A sub-session is one coherent goal inside a session: from the first prompt on that goal to completion or abandonment.

One session typically contains many sub-sessions. A whole session is too coarse — it mixes debugging, authoring, and planning into one number. A single prompt is too fine — you can’t measure “did it reach the goal” per prompt. One goal = one sub-session = one efficiency score.

Sub-session boundaries are detected by the engine from explicit signals (/clear, /compact, session-id transitions), implicit signals (30-minute idle gap, intent change, file-context pivot), and completion signals (successful verification, explicit new-task prompt).

Letter grade

All scores can also be read as a letter grade.
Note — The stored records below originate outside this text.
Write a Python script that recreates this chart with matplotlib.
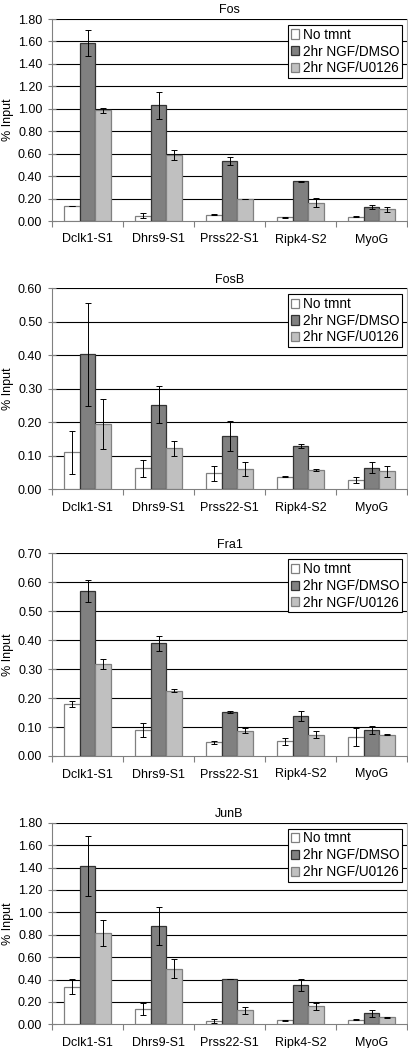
import matplotlib
matplotlib.use("Agg")
import matplotlib.pyplot as plt
import numpy as np
from matplotlib.ticker import FixedLocator, FormatStrFormatter

plt.rcParams['font.family'] = ['Liberation Sans', 'DejaVu Sans']
plt.rcParams['font.size'] = 8

sites = ["Dclk1-S1", "Dhrs9-S1", "Prss22-S1", "Ripk4-S2", "MyoG"]
series_names = ["No tmnt", "2hr NGF/DMSO", "2hr NGF/U0126"]

# Fos
fos_none = [0.134, 0.048, 0.057, 0.033, 0.039]
fos_none_err = [0.0, 0.02, 0.005, 0.003, 0.002]
fos_dmso = [1.583, 1.03, 0.537, 0.352, 0.128]
fos_dmso_err = [0.116, 0.12, 0.036, 0.006, 0.018]
fos_u0126 = [0.985, 0.585, 0.197, 0.164, 0.104]
fos_u0126_err = [0.024, 0.045, 0.0, 0.042, 0.021]

# FosB
fosb_none = [0.11, 0.063, 0.048, 0.038, 0.028]
fosb_none_err = [0.065, 0.025, 0.022, 0.002, 0.008]
fosb_dmso = [0.403, 0.253, 0.158, 0.128, 0.065]
fosb_dmso_err = [0.153, 0.056, 0.045, 0.006, 0.016]
fosb_u0126 = [0.195, 0.122, 0.06, 0.057, 0.054]
fosb_u0126_err = [0.076, 0.023, 0.021, 0.003, 0.016]

# Fra1
fra1_none = [0.18, 0.089, 0.047, 0.051, 0.064]
fra1_none_err = [0.01, 0.024, 0.004, 0.012, 0.031]
fra1_dmso = [0.57, 0.389, 0.152, 0.138, 0.09]
fra1_dmso_err = [0.039, 0.026, 0.002, 0.017, 0.013]
fra1_u0126 = [0.317, 0.225, 0.087, 0.074, 0.074]
fra1_u0126_err = [0.017, 0.005, 0.008, 0.011, 0.002]

# JunB
junb_none = [0.337, 0.133, 0.03, 0.036, 0.041]
junb_none_err = [0.068, 0.053, 0.018, 0.004, 0.003]
junb_dmso = [1.415, 0.876, 0.405, 0.352, 0.098]
junb_dmso_err = [0.27, 0.17, 0.003, 0.053, 0.031]
junb_u0126 = [0.814, 0.497, 0.124, 0.16, 0.062]
junb_u0126_err = [0.118, 0.084, 0.03, 0.033, 0.005]

panels = [
    ("Fos", [fos_none, fos_dmso, fos_u0126], [fos_none_err, fos_dmso_err, fos_u0126_err], 1.8, 0.2, 19, 221),
    ("FosB", [fosb_none, fosb_dmso, fosb_u0126], [fosb_none_err, fosb_dmso_err, fosb_u0126_err], 0.6, 0.1, 288.3, 489.3),
    ("Fra1", [fra1_none, fra1_dmso, fra1_u0126], [fra1_none_err, fra1_dmso_err, fra1_u0126_err], 0.7, 0.1, 553.3, 756),
    ("JunB", [junb_none, junb_dmso, junb_u0126], [junb_none_err, junb_dmso_err, junb_u0126_err], 1.8, 0.2, 822.7, 1024.3),
]

face_colors = ["#ffffff", "#808080", "#c0c0c0"]
edge_colors = ["#808080", "#333333", "#808080"]

W, H = 408, 1048
fig = plt.figure(figsize=(W / 100, H / 100), dpi=100)

x = np.arange(len(sites))
bw = 0.225
for title, vals, errs, ymax, step, top_px, bot_px in panels:
    ax = fig.add_axes([52 / W, 1 - bot_px / H, 355 / W, (bot_px - top_px) / H])
    for i in range(3):
        ax.bar(x + (i - 1) * bw, vals[i], bw, color=face_colors[i], edgecolor=edge_colors[i],
               linewidth=0.9, label=series_names[i], zorder=3)
        ax.errorbar(x + (i - 1) * bw, vals[i], yerr=errs[i], fmt='none', ecolor='black',
                    elinewidth=0.7, capsize=2.2, capthick=0.7, zorder=4)
    ax.set_xlim(-0.5, len(sites) - 0.5)
    ax.set_ylim(0, ymax)
    yt = np.arange(0, ymax + step / 2, step)
    ax.set_yticks(yt)
    ax.yaxis.set_major_formatter(FormatStrFormatter('%.2f'))
    for t in yt[1:]:
        ax.axhline(t, color='black', linewidth=0.8, zorder=1)
    ax.set_xticks(x)
    ax.set_xticklabels(sites)
    ax.xaxis.set_minor_locator(FixedLocator(np.arange(-0.5, len(sites), 1.0)))
    ax.tick_params(axis='x', which='major', length=0, pad=9, labelsize=9)
    ax.tick_params(axis='x', which='minor', length=4, direction='out', color='#808080', width=0.8)
    ax.tick_params(axis='y', which='major', length=6, direction='inout', color='#808080',
                   width=0.8, pad=4, labelsize=9)
    ax.spines['top'].set_visible(False)
    ax.spines['left'].set_color('#808080')
    ax.spines['bottom'].set_color('#808080')
    ax.spines['right'].set_color('#b0b0b0')
    for s in ax.spines.values():
        s.set_linewidth(0.8)
    ax.set_title(title, fontsize=9, pad=4)
    ax.set_ylabel("% Input", fontsize=9)
    ax.yaxis.set_label_coords(-0.108, 0.5)
    leg = ax.legend(loc='upper right', bbox_to_anchor=(0.986, 0.97), borderaxespad=0,
                    fancybox=False, edgecolor='black', framealpha=1, fontsize=9.8,
                    handlelength=0.65, handleheight=0.65, handletextpad=0.25,
                    labelspacing=0.2, borderpad=0.2)
    leg.get_frame().set_linewidth(0.8)
    leg.set_zorder(5)

fig.savefig("out.png", dpi=100)
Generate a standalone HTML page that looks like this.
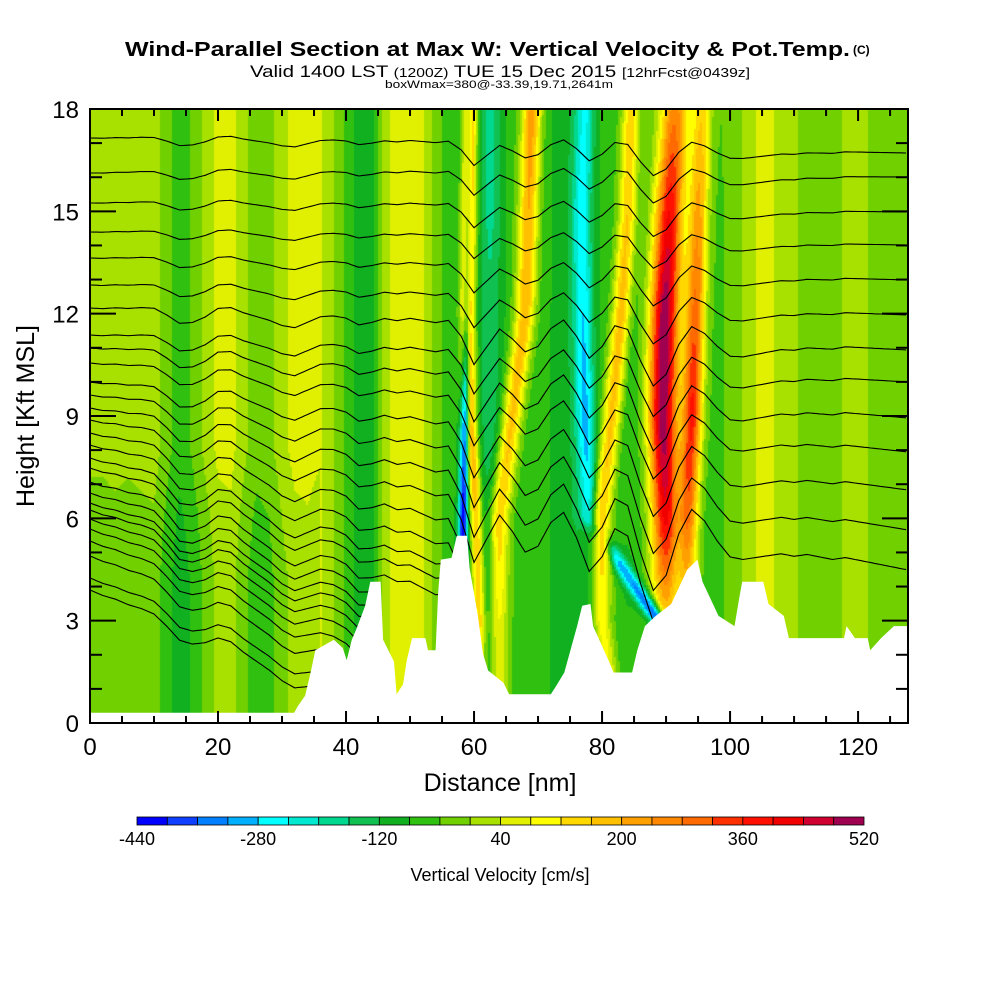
<!DOCTYPE html>
<html><head><meta charset="utf-8"><style>
html,body{margin:0;padding:0;background:#fff;width:1000px;height:1000px;overflow:hidden}
#wrap{position:relative;width:1000px;height:1000px}
#field{position:absolute;left:0;top:0}
#svg{position:absolute;left:0;top:0}
text{font-family:"Liberation Sans",Arial,sans-serif;fill:#000}
</style></head><body>
<div id="wrap">
<canvas id="field" width="1000" height="1000"></canvas>
<svg id="svg" width="1000" height="1000" xmlns="http://www.w3.org/2000/svg">
<g id="contours"></g>
<polygon id="terrain" fill="#fff"></polygon>
<g id="axes"></g>
<text x="125" y="56" font-size="20" font-weight="bold" textLength="725" lengthAdjust="spacingAndGlyphs">Wind-Parallel Section at Max W: Vertical Velocity &amp; Pot.Temp.</text>
<text x="853" y="54" font-size="12" font-weight="bold">(C)</text>
<text x="250" y="77" textLength="500" lengthAdjust="spacingAndGlyphs"><tspan font-size="17">Valid 1400 LST </tspan><tspan font-size="13">(1200Z)</tspan><tspan font-size="17"> TUE 15 Dec 2015 </tspan><tspan font-size="13">[12hrFcst@0439z]</tspan></text>
<text x="385" y="88" font-size="11" textLength="228" lengthAdjust="spacingAndGlyphs">boxWmax=380@-33.39,19.71,2641m</text>
<text x="500" y="791" font-size="25" text-anchor="middle">Distance [nm]</text>
<text transform="translate(34,416) rotate(-90)" font-size="25" text-anchor="middle">Height [Kft MSL]</text>
<g id="cbar"></g>
<text x="500" y="881" font-size="18" text-anchor="middle">Vertical Velocity [cm/s]</text>
</svg>
</div>
<script>
// ---- data ----
const colorBins = ["#0000ff","#1040ff","#0080ff","#00b0ff","#00ffff","#00e8d0","#00d890","#10c050","#10b020","#30c010","#70d000","#a8e000","#e0f000","#ffff00","#ffd800","#ffc000","#ffa000","#ff8800","#ff6a00","#ff3000","#ff1000","#f00000","#d00030","#a00050"];
const cbarTicks = [-440,-280,-120,40,200,360,520];
const xTicks = [0,20,40,60,80,100,120];
const yTicks = [0,3,6,9,12,15,18];
const baseX = [0,2,4,6,8,10,12,14,16,18,20,22,24,26,28,30,32,34,36,38,40,42,44,46,48,50,52,54,56,58,60,62,64,66,68,70,72,74,76,78,80,82,84,86,88,90,92,94,96,98,100,102,104,106,108,110,112,114,116,118,120,122,124,126,128];
const baseW = [10,10,15,10,15,20,-25,-65,-35,10,50,55,10,-25,-15,25,55,60,45,5,-45,-95,-110,25,65,65,45,-15,-60,-80,-80,-100,-90,-60,-60,-60,-80,-100,-120,-100,-70,-60,-80,-60,-40,-40,-30,-30,-60,-50,-30,5,40,45,35,10,-25,-25,-15,5,15,-5,-15,-5,-5];
const lowShiftH = [0,4,6,8,18];
const lowShiftW = [-40,-40,-25,0,0];
const stripeH = [0,3,6,9,12,15,18];
const stripeCenters = [
 [90,90,90,89.5,89.8,90.5,91.4],
 [93,93,93.3,94,94.5,95,95.5],
 [61,61,60.5,59.3,59,59.2,59.5],
 [58.3,58.3,58.3,58.5,58.8,59,59],
 [63,63,62.5,62.5,62.5,62.5,62.5],
 [64,64,64,66,68,68.5,69],
 [88.7,88.7,78,77.3,77,76.8,77.3],
 [82,80,80,81.5,83,84,84.5]
];
const stripePeaks = [
 [100,150,420,520,520,400,260],
 [60,100,300,380,300,220,150],
 [120,180,200,230,260,250,200],
 [-440,-440,-440,-300,0,40,40],
 [-100,-100,-120,-150,-150,-170,-180],
 [60,80,150,170,190,200,220],
 [-300,-360,-260,-300,-280,-270,-250],
 [60,100,150,170,180,160,150]
];
const stripeWidths = [2.2,1.6,1.1,0.7,1.5,1.5,1.4,1.4];
const terrainX = [0,31.9,32.5,33.6,34.5,35.2,38.1,39.5,40.1,40.9,41.7,43.0,43.8,45.4,45.8,47.5,47.9,48.9,49.5,50.3,52.4,52.8,54.0,54.4,54.8,56.5,57.3,58.9,59.3,60.6,61.4,62.2,64.6,65.5,72.0,72.8,74.1,76.1,76.9,78.2,78.6,81.0,81.8,84.7,85.5,86.7,88.4,90.8,93.3,94.9,95.7,98.2,100.7,101.5,101.9,105.2,106.0,108.4,109.2,117.8,118.2,119.5,121.5,121.9,123.6,125.6,127.8];
const terrainH = [0.3,0.3,0.5,0.8,1.5,2.13,2.44,2.2,1.84,2.44,2.79,3.44,4.14,4.14,2.44,1.8,0.84,1.13,1.84,2.49,2.49,2.13,2.13,3.84,4.79,4.84,5.49,5.49,4.54,3.14,2.03,1.54,1.18,0.84,0.84,1.08,1.48,2.84,3.44,3.49,2.84,1.84,1.48,1.48,2.13,2.84,3.14,3.49,4.49,4.79,4.14,3.14,2.84,3.74,4.14,4.14,3.49,3.14,2.49,2.49,2.84,2.49,2.49,2.13,2.49,2.84,2.84];
const waveX = baseX;
const waveD = [0,0,0.05,0.05,0.1,0.1,-0.1,-0.35,-0.3,-0.1,0.2,0.25,0.1,0,-0.1,-0.25,-0.3,-0.1,0.1,0.15,0.1,-0.1,0,0.15,0.1,0.2,0.15,0.1,0.2,-0.3,-1.2,-0.6,0,-0.3,-0.7,-0.5,0.1,0.4,-0.1,-0.8,-0.4,0.3,0.2,-0.8,-1.6,-1.2,-0.2,0.4,0.2,-0.2,-0.5,-0.5,-0.4,-0.3,-0.2,-0.2,-0.1,-0.1,-0.1,0,0,0,0,0,0];
const thetaLeftY = [138,173,203,232,258,285,308,335,348,363,382,395,408,420,433,445,458,468,482,493,503,510,519,529,541,556,578,590];
const thetaRightY = [153,177,212,245,280,315,350,382,418,452,490,530,570,610,650,690,720,740,760,780,800,820,840,860,880,900,920,940];
const thetaAmp = [0.5,0.5,0.5,0.5,0.6,0.7,0.9,0.9,1,1,1.1,1.2,1.3,1.3,1.4,1.4,1.4,1.4,1.4,1.4,1.3,1.3,1.2,1.2,1.1,1.1,1,1];

// ---- scales ----
const X0=90, X1=908, Y0=723, Y1=109, NMMAX=127.8, HMAX=18;
const sx = nm => X0 + nm*(X1-X0)/NMMAX;
const sy = h => Y0 - h*(Y0-Y1)/HMAX;
const inx = px => (px-X0)*NMMAX/(X1-X0);
const iny = py => (Y0-py)*HMAX/(Y0-Y1);
function interp(xs, ys, x){
  if(x<=xs[0]) return ys[0];
  for(let i=1;i<xs.length;i++){ if(x<=xs[i]){ const t=(x-xs[i-1])/(xs[i]-xs[i-1]); return ys[i-1]+t*(ys[i]-ys[i-1]); } }
  return ys[ys.length-1];
}
function wAt(nm,h){
  let w = interp(baseX, baseW, nm);
  if(nm<36) w += interp(lowShiftH, lowShiftW, h);
  for(let s=0;s<stripeCenters.length;s++){
    const c = interp(stripeH, stripeCenters[s], h);
    const p = interp(stripeH, stripePeaks[s], h);
    const d = (nm-c)/stripeWidths[s];
    const f = Math.exp(-d*d);
    w = w + (p-w)*f;
  }
  return w;
}
// ---- field ----
const ctx = document.getElementById('field').getContext('2d');
const step=2;
for(let px=X0; px<X1; px+=step){
  const nm = inx(px+step/2);
  for(let py=Y1; py<Y0; py+=step){
    const h = iny(py+step/2);
    const w = wAt(nm,h);
    let b = Math.floor((w+440)/40); b=Math.max(0,Math.min(23,b));
    ctx.fillStyle = colorBins[b];
    ctx.fillRect(px,py,step,step);
  }
}
const NS="http://www.w3.org/2000/svg";
function mk(tag, attrs, parent){ const e=document.createElementNS(NS,tag); for(const k in attrs) e.setAttribute(k,attrs[k]); parent.appendChild(e); return e; }
// ---- contours ----
const cg = document.getElementById('contours');
for(let i=0;i<thetaLeftY.length;i++){
  const pts=[];
  for(let nm=0; nm<=NMMAX; nm+=0.5){
    const t = nm/NMMAX;
    const baseY = thetaLeftY[i] + t*(thetaRightY[i]-thetaLeftY[i]);
    const d = interp(waveX, waveD, nm)*thetaAmp[i];
    let y = baseY - d*(Y0-Y1)/HMAX;
    y = Math.max(Y1, Math.min(Y0, y));
    const hh = iny(y);
    const th = interp(terrainX, terrainH, nm);
    pts.push(sx(nm).toFixed(1)+","+y.toFixed(1));
    if(nm>28 && hh < th + 0.05) break;
  }
  const pl = mk('polyline',{points:pts.join(' '),fill:'none',stroke:'#000','stroke-width':1.1},cg);
  
  
}
// ---- terrain ----
const tp=[]; for(let i=0;i<terrainX.length;i++) tp.push(sx(terrainX[i]).toFixed(1)+","+sy(terrainH[i]).toFixed(1));
tp.push(X1+","+Y0); tp.push(X0+","+Y0);
document.getElementById('terrain').setAttribute('points', tp.join(' '));
// ---- axes ----
const ag = document.getElementById('axes');
const frame = mk('rect',{x:X0,y:Y1,width:X1-X0,height:Y0-Y1,fill:'none',stroke:'#000','stroke-width':2},ag);


for(let nm=0; nm<=NMMAX; nm+=5){
  const L = (nm%20===0)?12:7, x=sx(nm);
  mk('line',{x1:x,y1:Y0,x2:x,y2:Y0-L,stroke:'#000','stroke-width':2},ag);
  mk('line',{x1:x,y1:Y1,x2:x,y2:Y1+L,stroke:'#000','stroke-width':2},ag);
}
for(let h=0; h<=HMAX; h+=1){
  const L = (h%3===0)?26:12, y=sy(h);
  mk('line',{x1:X0,y1:y,x2:X0+L,y2:y,stroke:'#000','stroke-width':2},ag);
  mk('line',{x1:X1,y1:y,x2:X1-L,y2:y,stroke:'#000','stroke-width':2},ag);
}
xTicks.forEach(v=>{
  const t = mk('text',{x:sx(v),y:755,'font-size':24,'text-anchor':'middle'},ag);
  t.textContent=v;
  
  
});
yTicks.forEach(v=>{
  const t = mk('text',{x:79,y:sy(v)+9,'font-size':24,'text-anchor':'end'},ag);
  t.textContent=v;
  
  
});
// ---- colorbar ----
const cb = document.getElementById('cbar');
const CB0=137, CB1=864, CW=(CB1-CB0)/colorBins.length;
colorBins.forEach((c,i)=>{
  const r = mk('rect',{x:CB0+i*CW,y:817,width:CW,height:8,fill:c,stroke:'#000','stroke-width':0.8},cb);
  
  
});
cbarTicks.forEach(v=>{
  const x = CB0 + (v+440)/40*CW;
  const t = mk('text',{x:x,y:845,'font-size':18,'text-anchor':'middle'},cb);
  t.textContent=v;
  
  
});
</script>
</body></html>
The same 10-tier table is used everywhere in the dashboard — B is baseline (team average lands here), not a middling number.

Grade	Score range (0–10)	Meaning
A+	9.5 – 10.0	Exemplary — reference prompt
A	9.0 – 9.4	Excellent — minimum path in context
A−	8.5 – 8.9	Strong — one dimension could tighten
B+	8.0 – 8.4	Above baseline
B	7.0 – 7.9	Baseline — clear, actionable, production-ready
B−	6.5 – 6.9	Just at baseline
C+	6.0 – 6.4	Minor gaps — likely needs one iteration
C	5.0 – 5.9	Noticeable gaps — coaching signal
D	3.0 – 4.9	Below standard — rewrite expected
F	0.0 – 2.9	Inadequate — high risk of wasted output

B spans a full 1.0 point because most real prompts land in that range — narrower bands around baseline would flicker between adjacent grades for the same underlying behavior. A and D each span 0.5.

Why three scores, not one

A pilot’s cockpit doesn’t have a “flight score” — it has altitude, airspeed, heading, and fuel, four instruments for four independent questions. Prism is the same: you can be fast but sloppy, skilled but slow, or efficient per token while spending very few hours. A single number hides that trade-off; three scores make it explicit.